Não concordo com nenhuma das propostas do presidente Bolsonaro para alterações nas regras de trânsito. Mas ele acertou em pontos da legislação repletos de aberrações.
Bancos infantis – Reduzem significativamente o risco de lesões ou mortes das crianças e sua obrigatoriedade deve ser mantida. Substituir, como sugerido, multa por advertência, vai torná-la inócua. Mas o presidente acertou ao questionar o porquê de táxis e vans escolares estarem isentos da obrigatoriedade. Ele nem imagina que a explicação está na incompetência do Denatran em regulamentar o banco infantil em outros veículos. E criar situações surrealistas: o pai leva o filho para a escola em seu automóvel, sem o banco infantil. Um policial o flagra, registra a infração e o impede de continuar em seu carro com a criança. O pai chama então um táxi para levar o filho. Sem esse banco, pois ele não é obrigatório nos táxis…
A obrigatoriedade existe desde 2010, mas somente em 2017 o Denatran publicou a regulamentação para vans escolares. Obstáculo intransponível: esses pequenos bancos exigem cintos de três pontos e as vans só contam com os de dois pontos. Um “gênio” do Denatran chegou a sugerir adaptar um terceiro ponto, de tão ignorante no assunto. Solução existe: exigir cintos de três pontos (ou engates Isofix) em veículos escolares.
Pontos no prontuário – O sistema de pontuação que suspende a habilitação do motorista que atinge 20 pontos em um ano não é excessivamente rigoroso. O problema é outro: o critério absurdo para seu registro. A aberração é tamanha que um erro puramente administrativo como o atraso na transferência de propriedade do carro gera infração “de trânsito”, com multa pecuniária e pontos (5) no prontuário. Qual é a lógica de suspender a CNH de um motorista que deixou — num ano — de transferir quatro vezes dentro do prazo o registro de propriedade de seus automóveis?
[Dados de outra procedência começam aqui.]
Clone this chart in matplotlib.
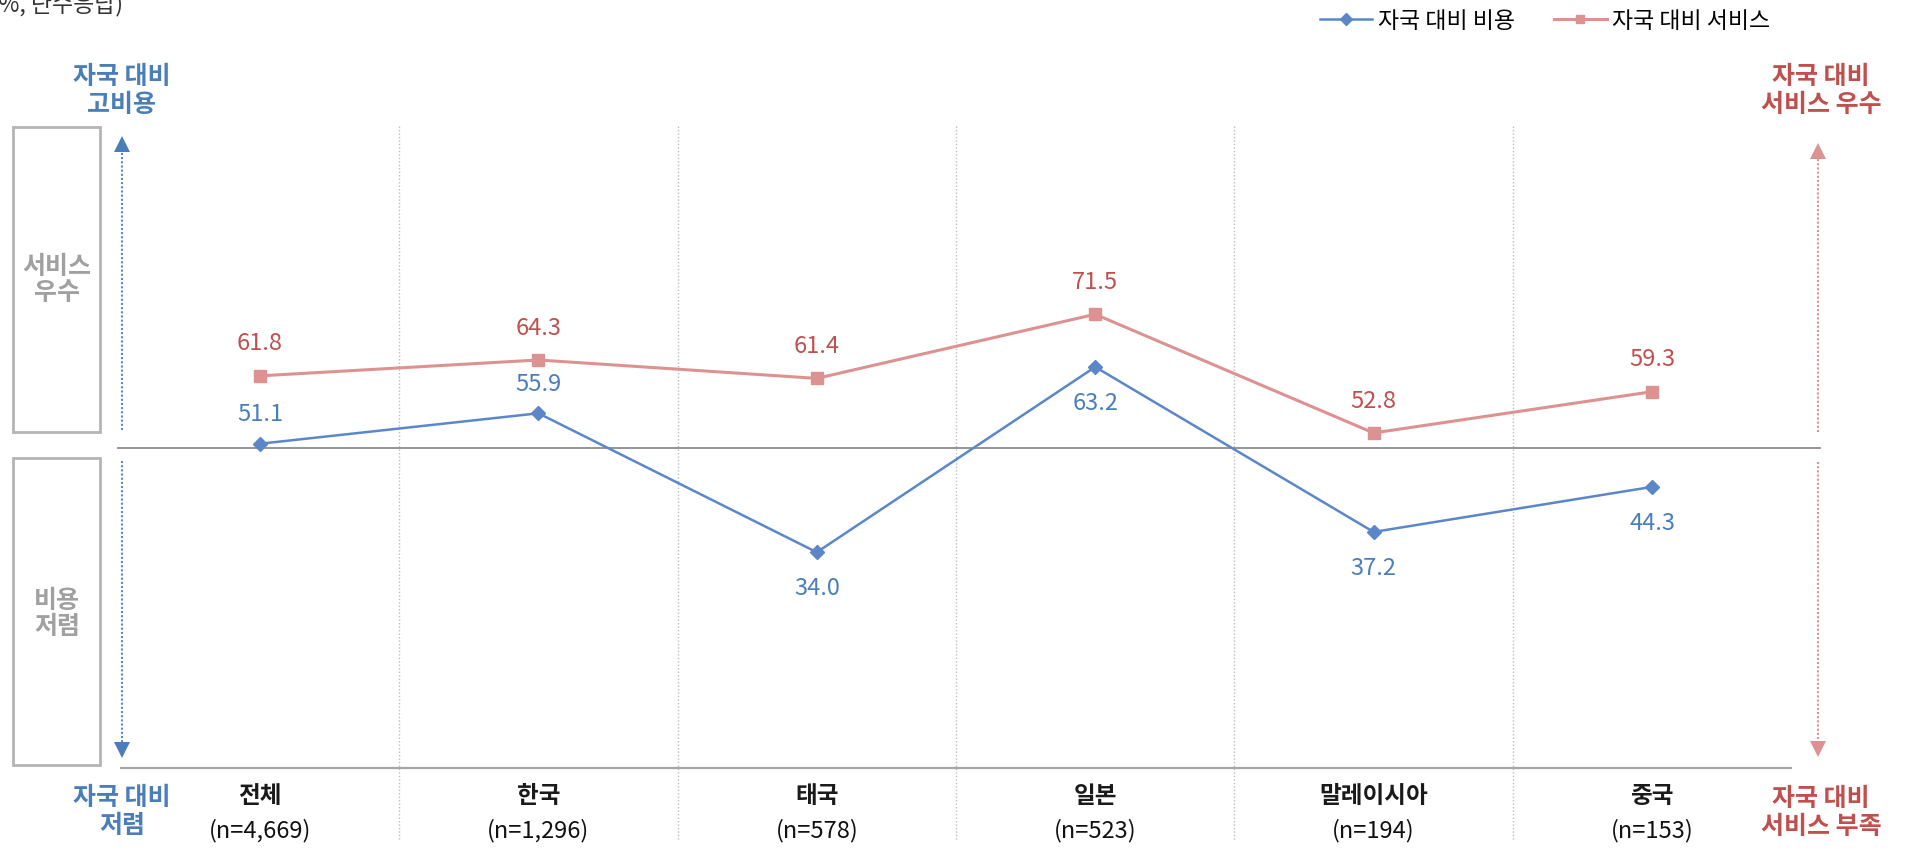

Outras infrações, como a própria falta banco infantil, não significam nenhuma interferência no trânsito nem colocam em risco a vida de pedestres e outros motoristas, como o excesso de velocidade, o avanço do sinal vermelho, a ultrapassagem em local proibido, etc. Em países onde autoridades de trânsito e legisladores são seres pensantes, existe o sistema da pontuação, mas somente para infrações graves ou gravíssimas. Não por qualquer distração do motorista. Não por dirigir no “dia errado” em áreas de circulação restrita em São Paulo, onde não há sequer a indicação clara e expressa para quem desconhece este discutível sistema.
Radares – O presidente está certo ao comentar que dificilmente um motorista volta de uma viagem sem ser “presenteado” com uma notificação de excesso de velocidade. Entretanto, vale também lembrar que o motorista que respeita a lei jamais será multado nem vítima da abominável “indústria da multa”.
Chega às raias da irracionalidade o dirigente máximo de uma nação defender o fim das radares para que os motoristas voltem a ter o “prazer de dirigir”. Ele sugere que se possa acelerar à vontade, sem limites, para agravar ainda mais a carnificina de nossas ruas e rodovias? Ele não tem noção de que, mesmo na Alemanha, onde a velocidade é liberada em algumas estradas (autobahnen), existem muitas outras, secundárias, com placas estabelecendo limites e radares que fiscalizam e punem (pesadamente) os infratores?
Novamente o presidente ouviu o galo cantar sem saber exatamente onde. Na verdade, nossos radares constituem mesmo, em sua maioria, uma indústria de multas. Pois são instalados sem nenhum critério nem embasamento técnico que justifique a velocidade máxima no trecho. Ela permanece imutável durante dezenas de anos, sem levar em conta as novas tecnologias aplicadas aos automóveis e às próprias rodovias. Muitos radares são mesmo estrategicamente posicionados, não para que o motorista reduza a velocidade num local perigoso, mas para flagrá-lo numa eventual distração ao volante.
Não há excesso de radares, há escassez de cabeças pensantes e sensatez das autoridades de trânsito.